Hail Storms are observed to strike the surface of the frozen lake at $30^\circ $ with the vertical and rebound at $60^\circ $ with vertical. Assume contact to be smooth, the coefficient of restitution is:
A. $e = \dfrac{1}{{\sqrt 3 }}$
B. $e = \dfrac{1}{3}$
C. $e = \sqrt 3 $
D. $e = 3$

Answer 1

Hint: In order to solve this question we need to understand collision.Collision is physical contact between two bodies after moving with some initial speed towards each other and interacting under mutual force when they are close to each other. Net force in collision is always zero so from Newton's second law of motion, momentum would always be constant. So momentum is always conserved during collision which is momentum before collision must equals to momentum after collision.

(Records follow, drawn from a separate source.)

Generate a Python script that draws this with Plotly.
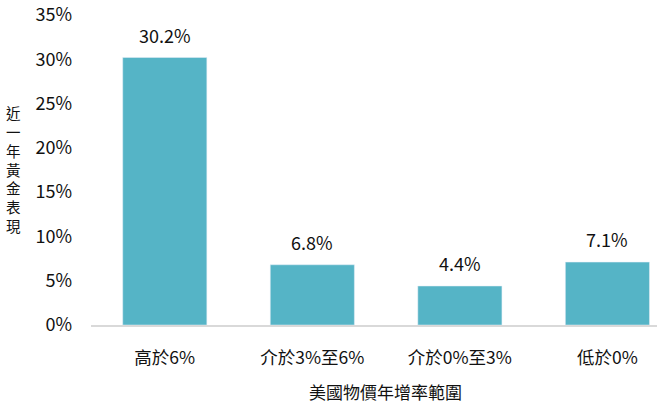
import plotly.graph_objects as go

categories = ["高於6%", "介於3%至6%", "介於0%至3%", "低於0%"]
values = [30.2, 6.8, 4.4, 7.1]
labels = ["30.2%", "6.8%", "4.4%", "7.1%"]
y_ticks = [0, 5, 10, 15, 20, 25, 30, 35]
y_title = "近一年黃金表現"
x_title = "美國物價年增率範圍"

FONT = "Noto Sans CJK TC, Microsoft JhengHei, sans-serif"
TITLE_FONT = "DejaVu Sans, Noto Sans CJK TC, sans-serif"
BAR = "#55B4C6"
TXT = "#111111"

fig = go.Figure()
fig.add_trace(go.Bar(
    x=list(range(len(categories))), y=values,
    marker_color=BAR, width=0.57, hoverinfo="skip",
))

for i, (v, t) in enumerate(zip(values, labels)):
    fig.add_annotation(x=i, y=v, text=t, showarrow=False, yanchor="bottom",
                       yshift=8, font=dict(size=18, color=TXT, family=FONT))

# vertical stacked y-axis title, one character per line
fig.add_annotation(xref="paper", yref="paper", x=-0.137, y=0.5,
                   xanchor="center", yanchor="middle", showarrow=False,
                   text="<br>".join(list(y_title)),
                   font=dict(size=14.5, color=TXT, family=TITLE_FONT))

fig.add_annotation(xref="paper", yref="paper", x=0.52, y=-0.215, xanchor="center",
                   yanchor="middle", showarrow=False, text=x_title,
                   font=dict(size=17, color=TXT, family=FONT))

fig.update_layout(
    width=657, height=405,
    margin=dict(l=91, r=0, t=15, b=80),
    paper_bgcolor="white", plot_bgcolor="white",
    showlegend=False,
    font=dict(family=FONT, color=TXT),
    xaxis=dict(
        range=[-0.5, 3.336], tickmode="array",
        tickvals=list(range(len(categories))), ticktext=categories,
        tickfont=dict(size=17.5, color=TXT),
        showline=True, linecolor="#d9d9d9", linewidth=1.5,
        showgrid=False, zeroline=False, ticks="", ticklabelstandoff=16,
    ),
    yaxis=dict(
        range=[0, 35], tickmode="array", tickvals=y_ticks,
        ticktext=[f"{v}%" for v in y_ticks],
        tickfont=dict(size=18, color=TXT),
        showgrid=False, zeroline=False, showline=False, ticks="",
        ticklabelstandoff=18,
    ),
)

fig.write_html("out.html", config={"displayModeBar": False},
               post_script="document.body.style.margin='0';")
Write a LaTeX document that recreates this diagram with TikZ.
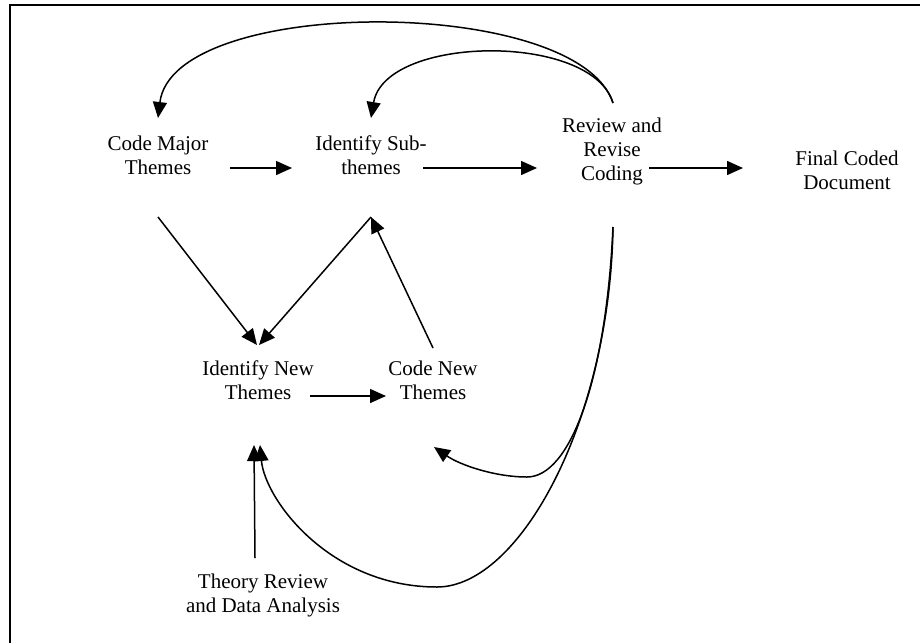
\documentclass[tikz,border=0pt]{standalone}
\usepackage{fontspec}
\setmainfont{Liberation Serif}
\usetikzlibrary{arrows.meta}
\tikzset{
  lbl/.style={align=center, inner sep=0pt, font=\fontsize{21}{24}\selectfont},
  arr/.style={line width=1.5pt, -{Triangle[length=16pt,width=14pt]}},
  frame/.style={line width=2pt}
}
\begin{document}
\begin{tikzpicture}[x=1pt,y=-1pt]
\useasboundingbox (0,0) rectangle (920,643);
\draw[frame] (10,643) -- (10,5) -- (920,5);

\node[lbl] (cmt) at (158,155) {Code Major\\Themes};
\node[lbl] (is)  at (371,155) {Identify Sub-\\themes};
\node[lbl] (rrc) at (612,151) {Review and\\Revise\\Coding};
\node[lbl] (fcd) at (847,170) {Final Coded\\Document};
\node[lbl] (int) at (258,380) {Identify New\\Themes};
\node[lbl] (cnt) at (433,380) {Code New\\Themes};
\node[lbl] (tr)  at (263,595) {Theory Review\\and Data Analysis};

\draw[arr] ([shift={(72,13)}]cmt.center) -- ([shift={(-79,13)}]is.center);
\draw[arr] ([shift={(52,13)}]is.center) -- ([shift={(-75,17)}]rrc.center);
\draw[arr] ([shift={(37,17)}]rrc.center) -- ([shift={(-104,-2)}]fcd.center);
\draw[arr] ([shift={(0,62)}]cmt.center) -- ([shift={(-1,-35)}]int.center);
\draw[arr] ([shift={(0,62)}]is.center) -- ([shift={(1,-35)}]int.center);
\draw[arr] ([shift={(0,-32)}]cnt.center) -- ([shift={(0,62)}]is.center);
\draw[arr] ([shift={(52,16)}]int.center) -- ([shift={(-47,16)}]cnt.center);
\draw[arr] ([shift={(-8,-37)}]tr.center) -- ([shift={(-4,65)}]int.center);

\draw[arr] ([shift={(1,-48)}]rrc.center) .. controls (578,-5) and (173,-5) .. ([shift={(0,-37)}]cmt.center);
\draw[arr] ([shift={(1,-48)}]rrc.center) .. controls (592,32) and (385,35) .. ([shift={(0,-37)}]is.center);
\draw[arr] ([shift={(1,76)}]rrc.center) .. controls (606,380) and (570,477) .. (527,477)
  .. controls (495,477) and (460,465) .. ([shift={(1,67)}]cnt.center);
\draw[arr] ([shift={(1,76)}]rrc.center) .. controls (610,420) and (520,587) .. (437,587)
  .. controls (330,587) and (265,500) .. ([shift={(2,65)}]int.center);
\end{tikzpicture}
\end{document}
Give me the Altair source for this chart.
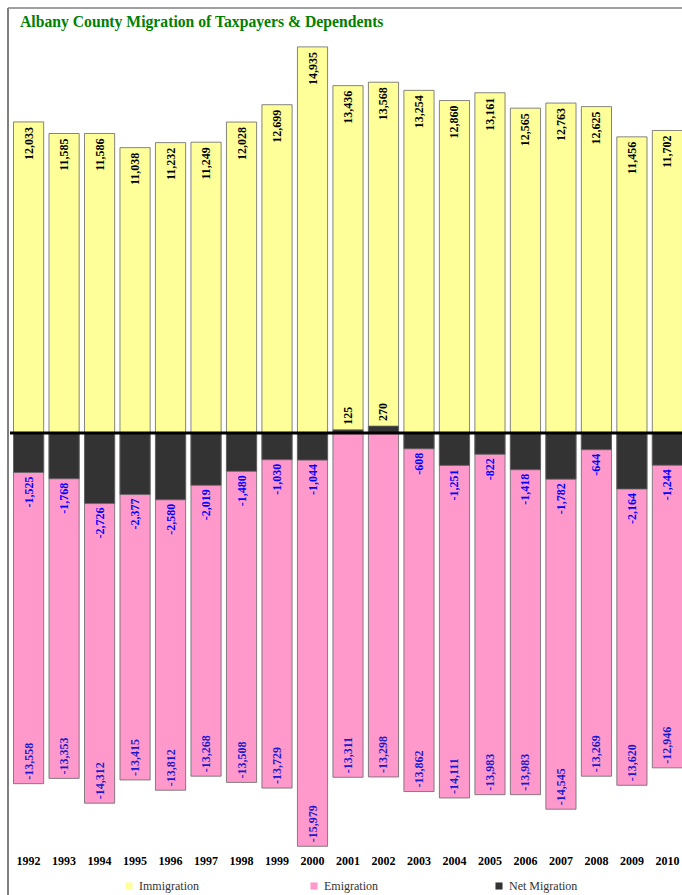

Complete step by step answer:
Collisions are of two types, one is elastic collision and other is non-elastic collision. In elastic collision both momentum and energy is conserved while in in-elastic collision only momentum is conserved. Coefficient of restitution is defined as ratio of velocity of separation to velocity of approachSo if hail storms collide with earth at an angle of $30^\circ $ with vertical. Let the initial velocity be “$u$” and the final velocity is “$v$”.
Since, acceleration in $x$ direction is, ${a_x} = 0$.
So, Force in $x$ direction, ${F_x} = m{a_x}$.
Putting values we get, ${F_x} = 0$.
So from newton’s second law of motion, ${F_x} = \dfrac{{d{p_x}}}{{dt}}$ we get, $\dfrac{{d{p_x}}}{{dt}} = 0$
So, Momentum in the “x” direction is, ${p_x} = $ constant.
So before collision momentum in x direction, ${p_{bx}} = m{u_x}$
Since, ${u_x} = u\sin \;30^\circ $

Putting values we get, ${p_{bx}} = mu\sin 30^\circ $
${p_{bx}} = \dfrac{{mu}}{2}$
Similarly after collision momentum in x direction, ${p_{ax}} = m{v_x}$
Since, ${v_x} = v\sin \;60^\circ $
Putting values we get, ${p_{ax}} = mv\sin 60^\circ $
${p_{ax}} = \dfrac{{mv\sqrt 3 }}{2}$
So from conservation of momentum in x direction, ${p_{bx}} = {p_{ax}}$
Putting values we get, $\dfrac{{mu}}{2} = \dfrac{{mv\sqrt 3 }}{2}$
$\dfrac{v}{u} = \dfrac{1}{{\sqrt 3 }}$
Since coefficient of restitution is defined as,
$e = \dfrac{v}{u}$
Putting values we get,
$\therefore e = \dfrac{1}{{\sqrt 3 }}$

So the correct option is A.

Note: It should be remembered that momentum would be conserved only in that direction in which force is zero, here there is no acceleration or force in $x$ direction so momentum in this direction would be conserved whereas acceleration in $y$ direction is non zero and it is equal to acceleration due to gravity so in this direction momentum is not conserved.